Case Name: Mays v. Ritchie Grocer Company
Court: Arkansas Supreme Court
Jurisdiction: Arkansas
Decision Date: 1928-04-30
Citations: 177 Ark. 35
Docket Number: 
Parties: Mays v. Ritchie Grocer Company.
Judges: 
Reporter: Arkansas Reports
Volume: 177
Pages: 35–39

Head Matter:
Mays v. Ritchie Grocer Company.
Opinion delivered April 30, 1928.
T. W. Hardy and J. P. Machen, for appellant.
T. J. Gaughcm, J. T. Sifford, J. E. Gcmghcm and E. E. Godwin, for appellee.

Opinion:
Hart, C. J.,
(after stating the facts). The main ground relied upon for a reversal of the judgment is that the court erred in giving an instruction asked by the defendant, which reads as follows:
"You are instructed that the fact that defendant's driver permitted the motor truck to continue to run while he was delivering packages or merchandise in the store cannot be considered by you as an element of negligence that will entitle plaintiff to recover damages from the defendant. ' '
Under % 7425 of Crawford & Moses' Digest it is made unlawful to leave a motor vehicle without an attendant, upon any public highway, without shutting off entirely the ¡motor, engines or engine. The section provides that any person violating this provision shall be fined in any sum not exceeding $25.
We are of the opinion that the court erred in giving the instruction above set forth. The general rule in this State is that, in an action for personal injuries, while the failure of a defendant to perform a duty imposed upon him by statute is evidence of negligence on his part, nevertheless such negligent conduct, in the absence of evidence showing it to have been the proximate cause of the injury complained of, furnishes no legal ground of complaint. Bain v. Fort Smith Light & Traction Co., 116 Ark. 125, 172 S. W. 843, L. R. A. 1915B, 1021; Ward v. Fort Smith Light & Traction Co., 123 Ark. 548, 185 S. W. 1085; and Temple v. Walker, 127 Ark. 279, 192 S. W. 200.
It is also the general rule in this State that, in order to warrant a finding that negligence is the proximate cause of an injury, it must appear that the injury was the actual and probable consequence of the negligence, and that it ought to have been foreseen in the light of the attending circumstances. Meeks v. Graysonia, Nashville & Ashdown Rd. Co., 168 Ark. 966, 272 S. W. 360.
This court has also held that, to warrant a finding that negligence was the proximate cause of the injury, it is not necessary that the particular injury complained of should have been foreseen. If the act or omission is one which the party ought, in the exercise of ordinary care, to have anticipated as likely to result in the injury of others, it is liable for an injury proximately resulting therefrom, though it might not have foreseen the particular injury which did occur. Standard Pipe Line Co., Inc., v. Dillon, 174 Ark. 708, 296 S. W. 52. In that case it was also held that whether defendant's negligence was the proximate cause of the injury sued for is ordinarily a question to be determined by the jury.
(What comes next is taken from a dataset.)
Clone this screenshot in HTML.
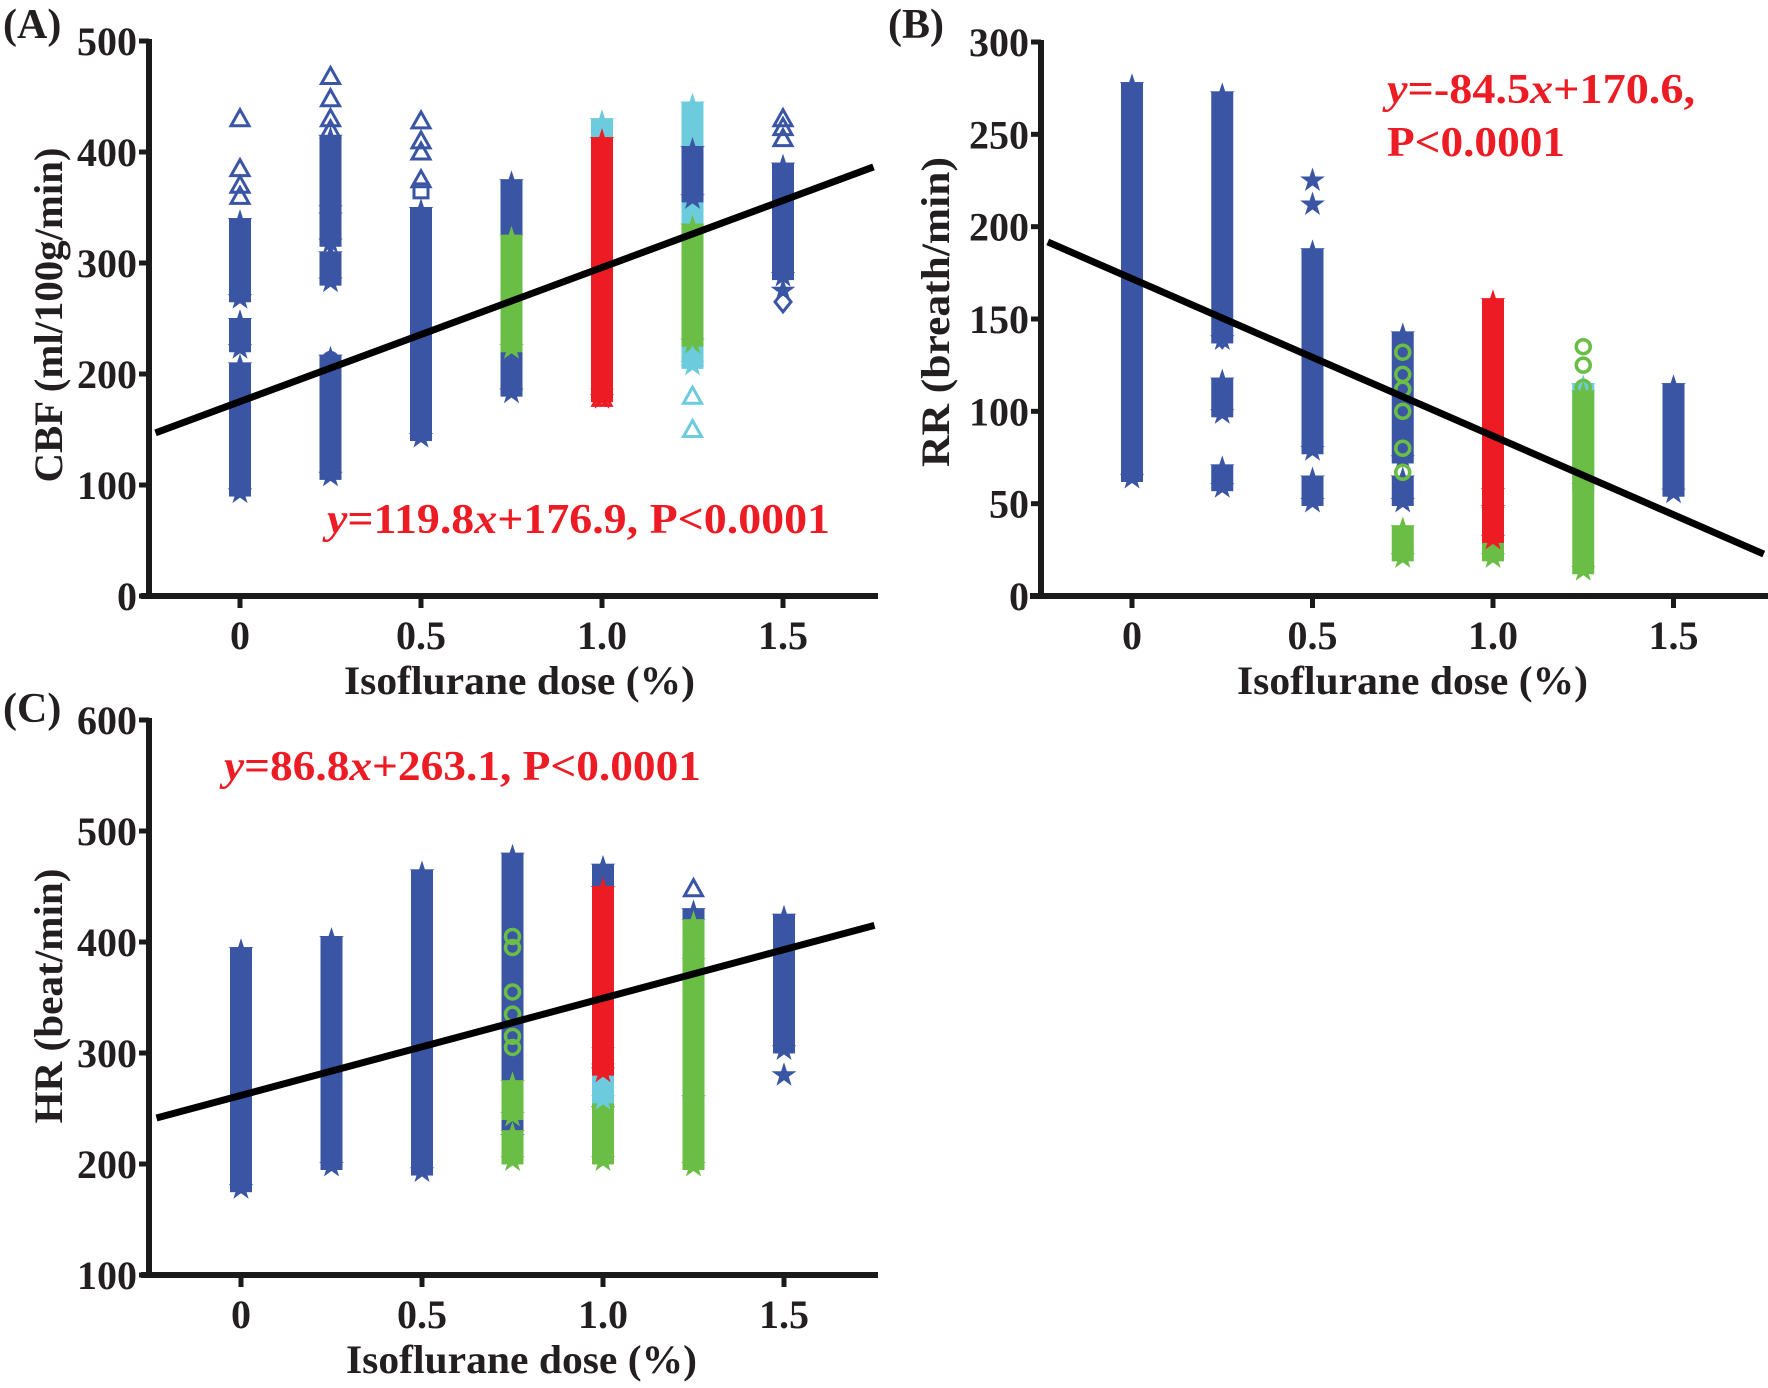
<!DOCTYPE html>
<html><head><meta charset="utf-8"><style>
html,body{margin:0;padding:0;background:#fff}
svg{display:block}
text{font-family:"Liberation Serif","Times New Roman",serif;font-weight:bold}
</style></head><body>
<svg id="fig" width="1768" height="1388" viewBox="0 0 1768 1388"></svg>
<script>
const BLUE="#3a55a4",RED="#ed1c24",GREEN="#6abd45",CYAN="#6ccbdc";
const xTicks=[0,0.5,1.0,1.5];
const xTickLabels=["0","0.5","1.0","1.5"];

// Panel A (CBF)
const A_yTicks=[0,100,200,300,400,500];
const A_bandX=[0,0,0,0.25,0.25,0.25,0.25,0.5,0.75,0.75,1.0,1.0,1.25,1.25,1.25,1.5];
const A_bandC=["B","B","B","B","B","B","B","B","B","G","C","R","C","B","G","B"];
const A_bandLo=[95,270,225,110,285,320,350,145,185,225,185,180,210,360,230,290];
const A_bandHi=[205,335,245,212,305,340,410,345,370,320,425,408,440,400,330,385];
const A_ptX=[0,0,0,0,0.25,0.25,0.25,0.25,0.5,0.5,0.5,0.5,0.5,1.0,1.25,1.25,1.25,1.5,1.5,1.5,1.5,1.5,0.25];
const A_ptV=[430,385,370,360,468,448,430,420,428,410,400,375,365,178,150,180,215,430,422,412,265,275,213];
const A_ptS=["tri","tri","tri","tri","tri","tri","tri","tri","tri","tri","tri","tri","sq","tri","tri","tri","tri","tri","tri","tri","dia","star","circ"];
const A_ptC=["B","B","B","B","B","B","B","B","B","B","B","B","B","R","C","C","C","B","B","B","B","B","B"];
const A_slope=119.8, A_icpt=176.9;

// Panel B (RR)
const B_yTicks=[0,50,100,150,200,250,300];
const B_bandX=[0,0.25,0.25,0.25,0.5,0.5,0.75,0.75,0.75,1.0,1.0,1.0,1.25,1.25,1.5];
const B_bandC=["B","B","B","B","B","B","B","B","G","G","B","R","C","G","B"];
const B_bandLo=[65,140,100,60,80,52,52,75,22,22,48,32,60,15,57];
const B_bandHi=[275,270,115,68,185,62,62,140,35,45,55,158,112,108,112];
const B_ptX=[0.5,0.5,0.75,0.75,0.75,0.75,0.75,0.75,1.25,1.25,1.25,0.25,0.25,0.25];
const B_ptV=[225,212,132,120,112,100,80,67,135,125,113,165,158,140];
const B_ptS=["star","star","circ","circ","circ","circ","circ","circ","circ","circ","circ","circ","circ","dia"];
const B_ptC=["B","B","G","G","G","G","G","G","G","G","G","B","B","B"];
const B_slope=-84.5, B_icpt=170.6;

// Panel C (HR)
const C_yTicks=[100,200,300,400,500,600];
const C_bandX=[0,0.25,0.5,0.75,0.75,0.75,1.0,1.0,1.0,1.0,1.25,1.25,1.25,1.5];
const C_bandC=["B","B","B","B","G","G","B","G","C","R","B","C","G","B"];
const C_bandLo=[180,200,195,225,205,245,250,205,260,285,260,260,200,305];
const C_bandHi=[390,400,460,475,225,270,465,285,300,445,425,380,415,420];
const C_ptX=[0.75,0.75,0.75,0.75,0.75,0.75,1.5,1.25,0.25,0.25,0.5,1.25,1.25];
const C_ptV=[405,395,355,335,315,305,280,448,255,262,272,350,340];
const C_ptS=["circ","circ","circ","circ","circ","circ","star","tri","circ","circ","circ","circ","circ"];
const C_ptC=["G","G","G","G","G","G","B","B","B","B","B","G","G"];
const C_slope=86.8, C_icpt=263.1;

const COL={B:BLUE,R:RED,G:GREEN,C:CYAN};
const NS="http://www.w3.org/2000/svg";
const svg=document.getElementById('fig');
function mk(tag,attrs,parent){const e=document.createElementNS(NS,tag);for(const k in attrs)e.setAttribute(k,attrs[k]);(parent||svg).appendChild(e);return e;}

function marker(g,shape,cx,cy,color){
  let e;
  if(shape==="tri"){e=mk('polygon',{points:`${cx},${cy-9} ${cx+9},${cy+7} ${cx-9},${cy+7}`,fill:"none",stroke:color,"stroke-width":3},g);}
  else if(shape==="sq"){e=mk('rect',{x:cx-7,y:cy-7,width:14,height:14,fill:"none",stroke:color,"stroke-width":3},g);}
  else if(shape==="circ"){e=mk('circle',{cx:cx,cy:cy,r:7,fill:"none",stroke:color,"stroke-width":3.5},g);}
  else if(shape==="dia"){e=mk('polygon',{points:`${cx},${cy-10} ${cx+8},${cy} ${cx},${cy+10} ${cx-8},${cy}`,fill:"none",stroke:color,"stroke-width":3},g);}
  else {let p=[];for(let i=0;i<10;i++){const r=i%2?5:13,a=-Math.PI/2+i*Math.PI/5;p.push((cx+r*Math.cos(a)).toFixed(1)+","+(cy+r*Math.sin(a)).toFixed(1));}
    e=mk('polygon',{points:p.join(" "),fill:color},g);}
  
  
}

function panel(P){
  const g=mk('g',{});
  
  
  const xs=v=>P.x0+v*P.xpu;
  const ys=v=>P.yBot-(v-P.yMin)*(P.yBot-P.yTop)/(P.yMax-P.yMin);
  for(let i=0;i<P.bx.length;i++){
    const cx=xs(P.bx[i]),y1=ys(P.bhi[i]),y2=ys(P.blo[i]),c=COL[P.bc[i]];
    const r=mk('rect',{x:cx-11,y:y1-6,width:22,height:y2-y1+12,fill:c},g);
    
    
    marker(g,"star",cx,y1-2,c);marker(g,"star",cx,y2+2,c);
  }
  for(let i=0;i<P.px.length;i++) marker(g,P.ps[i],xs(P.px[i]),ys(P.pv[i]),COL[P.pc[i]]);
  const xa=-0.25,xb=1.75;
  const ln=mk('line',{x1:xs(xa)+6,y1:ys(P.slope*xa+P.icpt),x2:xs(xb),y2:ys(P.slope*xb+P.icpt),stroke:"#000","stroke-width":7},g);
  
  
  const ya=mk('line',{x1:P.ax,y1:P.yTop-2,x2:P.ax,y2:P.yBot+3,stroke:"#1a1a1a","stroke-width":6},g);
  
  
  const xaL=mk('line',{x1:P.xl,y1:P.yBot,x2:P.xr,y2:P.yBot,stroke:"#1a1a1a","stroke-width":6},g);
  
  
  P.yt.forEach(v=>{
    const y=ys(v);
    mk('line',{x1:P.ax-10,y1:y,x2:P.ax,y2:y,stroke:"#1a1a1a","stroke-width":5},g);
    const t=mk('text',{x:P.ax-12,y:y+14,"text-anchor":"end","font-size":40,fill:"#231f20"},g);
    t.textContent=v;
    
    
  });
  xTicks.forEach((v,i)=>{
    const x=xs(v);
    mk('line',{x1:x,y1:P.yBot,x2:x,y2:P.yBot+12,stroke:"#1a1a1a","stroke-width":5},g);
    const t=mk('text',{x:x,y:P.yBot+53,"text-anchor":"middle","font-size":40,fill:"#231f20"},g);
    t.textContent=xTickLabels[i];
    
    
  });
  const xt=mk('text',{x:P.xtX,y:P.yBot+98,"text-anchor":"start","font-size":40,fill:"#231f20",textLength:351,lengthAdjust:"spacingAndGlyphs"},g);
  xt.textContent="Isoflurane dose (%)";
  
  
  const yt=mk('text',{x:0,y:0,"text-anchor":"middle","font-size":40,fill:"#231f20",transform:`translate(${P.ytX},${P.ytY}) rotate(-90)`,textLength:P.ytLen,lengthAdjust:"spacingAndGlyphs"},g);
  yt.textContent=P.ytitle;
  
  
  const pl=mk('text',{x:P.plX,y:P.plY,"font-size":42,fill:"#231f20"},g);
  pl.textContent=P.plabel;
  
  
}

panel({name:"panel-a-cbf",x0:240,xpu:362,yMin:0,yMax:500,yTop:41,yBot:596,ax:149,xl:141,xr:878,
  bx:A_bandX,bc:A_bandC,blo:A_bandLo,bhi:A_bandHi,px:A_ptX,pv:A_ptV,ps:A_ptS,pc:A_ptC,slope:A_slope,icpt:A_icpt,
  yt:A_yTicks,xtX:344,ytX:62,ytY:315,ytLen:335,ytitle:"CBF (ml/100g/min)",plabel:"(A)",plX:3,plY:38});
panel({name:"panel-b-rr",x0:1132,xpu:361,yMin:0,yMax:300,yTop:42,yBot:596,ax:1041,xl:1030,xr:1768,
  bx:B_bandX,bc:B_bandC,blo:B_bandLo,bhi:B_bandHi,px:B_ptX,pv:B_ptV,ps:B_ptS,pc:B_ptC,slope:B_slope,icpt:B_icpt,
  yt:B_yTicks,xtX:1237,ytX:949,ytY:312,ytLen:310,ytitle:"RR (breath/min)",plabel:"(B)",plX:888,plY:38});
panel({name:"panel-c-hr",x0:241,xpu:362,yMin:100,yMax:600,yTop:720,yBot:1275,ax:149,xl:141,xr:878,
  bx:C_bandX,bc:C_bandC,blo:C_bandLo,bhi:C_bandHi,px:C_ptX,pv:C_ptV,ps:C_ptS,pc:C_ptC,slope:C_slope,icpt:C_icpt,
  yt:C_yTicks,xtX:346,ytX:62,ytY:996,ytLen:255,ytitle:"HR (beat/min)",plabel:"(C)",plX:3,plY:722});

function eq(x,y,len,parts,name){
  const t=mk('text',{x:x,y:y,"font-size":42,fill:RED,textLength:len,lengthAdjust:"spacingAndGlyphs"});
  
  
  parts.forEach(p=>{const s=mk('tspan',{},t);if(p[1])s.setAttribute('font-style','italic');s.textContent=p[0];});
}
eq(327,533,503,[["y",1],["=119.8",0],["x",1],["+176.9, P<0.0001",0]],"equation-a");
eq(1387,103,308,[["y",1],["=-84.5",0],["x",1],["+170.6,",0]],"equation-b");
eq(1387,156,178,[["P<0.0001",0]],"p-value-b");
eq(224,780,477,[["y",1],["=86.8",0],["x",1],["+263.1, P<0.0001",0]],"equation-c");
</script>
</body></html>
In the application of these well-settled principles of law, we think that the court erred in telling the jury as a matter of law that the fact that the defendant's driver permitted the engine of the motor truck to run while he was delivering groceries could not be considered as an element of negligence entitling the plaintiff to recover damages from the defendant. This was one of the facts in the case which the jury had a right to consider, along with the other facts and circumstances in the case, in determining the negligence or non-negligence of the defendant. The instruction as given tended to confuse and mislead the jury by withdrawing from their consideration a material fact in the ease. Under the evidence introduced, the jury had a right to consider the fact that the defendant's driver left the engine of his motor truck running while he was delivering groceries, in determining whether the defendant was guilty of negligence in starting the motor truck without finding that the child was in front of it. We do not mean to say that the leaving of the engine of the motor truck running in violation of the statute constituted negligence per se, under the circumstances, 'but this was a fact to be considered by the jury along with the other facts and circumstances in determining whether the conduct of the defendant's driver in not seeing the child before starting the truck was negligent.
Therefore the judgment will be reversed, and the cause will be remanded for a new trial.